## Begin
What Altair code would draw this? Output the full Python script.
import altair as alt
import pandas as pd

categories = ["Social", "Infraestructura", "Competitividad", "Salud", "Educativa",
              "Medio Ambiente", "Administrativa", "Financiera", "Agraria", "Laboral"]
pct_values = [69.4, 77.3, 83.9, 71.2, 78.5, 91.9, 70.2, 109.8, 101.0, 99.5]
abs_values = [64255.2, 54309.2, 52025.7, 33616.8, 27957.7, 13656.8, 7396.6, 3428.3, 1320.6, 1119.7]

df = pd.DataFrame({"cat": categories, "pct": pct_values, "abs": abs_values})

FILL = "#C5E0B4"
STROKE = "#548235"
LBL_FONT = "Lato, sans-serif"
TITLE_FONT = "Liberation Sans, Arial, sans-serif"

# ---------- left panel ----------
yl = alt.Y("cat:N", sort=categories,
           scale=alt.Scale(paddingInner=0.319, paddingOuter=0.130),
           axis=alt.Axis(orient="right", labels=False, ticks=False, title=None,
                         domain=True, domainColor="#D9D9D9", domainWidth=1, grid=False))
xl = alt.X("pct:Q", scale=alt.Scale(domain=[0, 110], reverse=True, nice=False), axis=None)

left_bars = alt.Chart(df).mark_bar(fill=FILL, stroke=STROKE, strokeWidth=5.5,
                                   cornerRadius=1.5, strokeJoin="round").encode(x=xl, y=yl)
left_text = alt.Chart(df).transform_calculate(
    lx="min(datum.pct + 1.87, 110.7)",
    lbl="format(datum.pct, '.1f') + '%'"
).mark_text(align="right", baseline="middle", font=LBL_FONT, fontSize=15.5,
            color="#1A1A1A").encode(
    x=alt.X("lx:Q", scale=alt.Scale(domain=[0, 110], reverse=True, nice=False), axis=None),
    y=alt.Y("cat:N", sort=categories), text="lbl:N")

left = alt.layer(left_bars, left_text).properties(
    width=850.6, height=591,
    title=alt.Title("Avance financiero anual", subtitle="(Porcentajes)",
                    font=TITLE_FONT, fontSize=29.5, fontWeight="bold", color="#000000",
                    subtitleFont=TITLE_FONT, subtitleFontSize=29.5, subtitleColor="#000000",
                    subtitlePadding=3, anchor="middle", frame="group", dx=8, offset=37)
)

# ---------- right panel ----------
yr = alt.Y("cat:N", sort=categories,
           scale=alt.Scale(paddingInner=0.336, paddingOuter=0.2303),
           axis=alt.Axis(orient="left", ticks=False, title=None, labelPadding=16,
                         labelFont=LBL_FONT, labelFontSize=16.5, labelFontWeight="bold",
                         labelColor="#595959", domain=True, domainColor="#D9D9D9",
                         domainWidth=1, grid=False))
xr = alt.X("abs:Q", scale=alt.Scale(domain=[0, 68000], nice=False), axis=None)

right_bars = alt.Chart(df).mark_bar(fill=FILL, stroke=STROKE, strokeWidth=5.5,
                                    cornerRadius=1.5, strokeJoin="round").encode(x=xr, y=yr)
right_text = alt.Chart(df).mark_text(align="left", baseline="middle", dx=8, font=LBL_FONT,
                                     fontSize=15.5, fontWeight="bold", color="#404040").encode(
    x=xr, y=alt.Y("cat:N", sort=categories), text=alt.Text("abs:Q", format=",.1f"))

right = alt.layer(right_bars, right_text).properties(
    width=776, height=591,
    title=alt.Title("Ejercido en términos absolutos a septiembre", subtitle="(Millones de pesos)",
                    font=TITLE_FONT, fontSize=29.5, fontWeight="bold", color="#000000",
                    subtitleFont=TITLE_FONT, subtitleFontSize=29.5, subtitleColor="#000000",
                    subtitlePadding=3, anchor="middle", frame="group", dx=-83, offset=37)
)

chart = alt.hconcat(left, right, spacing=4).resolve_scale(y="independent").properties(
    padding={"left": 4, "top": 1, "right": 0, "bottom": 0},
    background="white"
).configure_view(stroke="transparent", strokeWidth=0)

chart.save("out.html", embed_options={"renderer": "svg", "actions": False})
## End
• **Problem to solve**:
Restate the whole of the material exactly.

• **Output for this exercise**:
What Altair code would draw this? Output the full Python script.
import altair as alt
import pandas as pd

categories = ["Social", "Infraestructura", "Competitividad", "Salud", "Educativa",
              "Medio Ambiente", "Administrativa", "Financiera", "Agraria", "Laboral"]
pct_values = [69.4, 77.3, 83.9, 71.2, 78.5, 91.9, 70.2, 109.8, 101.0, 99.5]
abs_values = [64255.2, 54309.2, 52025.7, 33616.8, 27957.7, 13656.8, 7396.6, 3428.3, 1320.6, 1119.7]

df = pd.DataFrame({"cat": categories, "pct": pct_values, "abs": abs_values})

FILL = "#C5E0B4"
STROKE = "#548235"
LBL_FONT = "Lato, sans-serif"
TITLE_FONT = "Liberation Sans, Arial, sans-serif"

# ---------- left panel ----------
yl = alt.Y("cat:N", sort=categories,
           scale=alt.Scale(paddingInner=0.319, paddingOuter=0.130),
           axis=alt.Axis(orient="right", labels=False, ticks=False, title=None,
                         domain=True, domainColor="#D9D9D9", domainWidth=1, grid=False))
xl = alt.X("pct:Q", scale=alt.Scale(domain=[0, 110], reverse=True, nice=False), axis=None)

left_bars = alt.Chart(df).mark_bar(fill=FILL, stroke=STROKE, strokeWidth=5.5,
                                   cornerRadius=1.5, strokeJoin="round").encode(x=xl, y=yl)
left_text = alt.Chart(df).transform_calculate(
    lx="min(datum.pct + 1.87, 110.7)",
    lbl="format(datum.pct, '.1f') + '%'"
).mark_text(align="right", baseline="middle", font=LBL_FONT, fontSize=15.5,
            color="#1A1A1A").encode(
    x=alt.X("lx:Q", scale=alt.Scale(domain=[0, 110], reverse=True, nice=False), axis=None),
    y=alt.Y("cat:N", sort=categories), text="lbl:N")

left = alt.layer(left_bars, left_text).properties(
    width=850.6, height=591,
    title=alt.Title("Avance financiero anual", subtitle="(Porcentajes)",
                    font=TITLE_FONT, fontSize=29.5, fontWeight="bold", color="#000000",
                    subtitleFont=TITLE_FONT, subtitleFontSize=29.5, subtitleColor="#000000",
                    subtitlePadding=3, anchor="middle", frame="group", dx=8, offset=37)
)

# ---------- right panel ----------
yr = alt.Y("cat:N", sort=categories,
           scale=alt.Scale(paddingInner=0.336, paddingOuter=0.2303),
           axis=alt.Axis(orient="left", ticks=False, title=None, labelPadding=16,
                         labelFont=LBL_FONT, labelFontSize=16.5, labelFontWeight="bold",
                         labelColor="#595959", domain=True, domainColor="#D9D9D9",
                         domainWidth=1, grid=False))
xr = alt.X("abs:Q", scale=alt.Scale(domain=[0, 68000], nice=False), axis=None)

right_bars = alt.Chart(df).mark_bar(fill=FILL, stroke=STROKE, strokeWidth=5.5,
                                    cornerRadius=1.5, strokeJoin="round").encode(x=xr, y=yr)
right_text = alt.Chart(df).mark_text(align="left", baseline="middle", dx=8, font=LBL_FONT,
                                     fontSize=15.5, fontWeight="bold", color="#404040").encode(
    x=xr, y=alt.Y("cat:N", sort=categories), text=alt.Text("abs:Q", format=",.1f"))

right = alt.layer(right_bars, right_text).properties(
    width=776, height=591,
    title=alt.Title("Ejercido en términos absolutos a septiembre", subtitle="(Millones de pesos)",
                    font=TITLE_FONT, fontSize=29.5, fontWeight="bold", color="#000000",
                    subtitleFont=TITLE_FONT, subtitleFontSize=29.5, subtitleColor="#000000",
                    subtitlePadding=3, anchor="middle", frame="group", dx=-83, offset=37)
)

chart = alt.hconcat(left, right, spacing=4).resolve_scale(y="independent").properties(
    padding={"left": 4, "top": 1, "right": 0, "bottom": 0},
    background="white"
).configure_view(stroke="transparent", strokeWidth=0)

chart.save("out.html", embed_options={"renderer": "svg", "actions": False})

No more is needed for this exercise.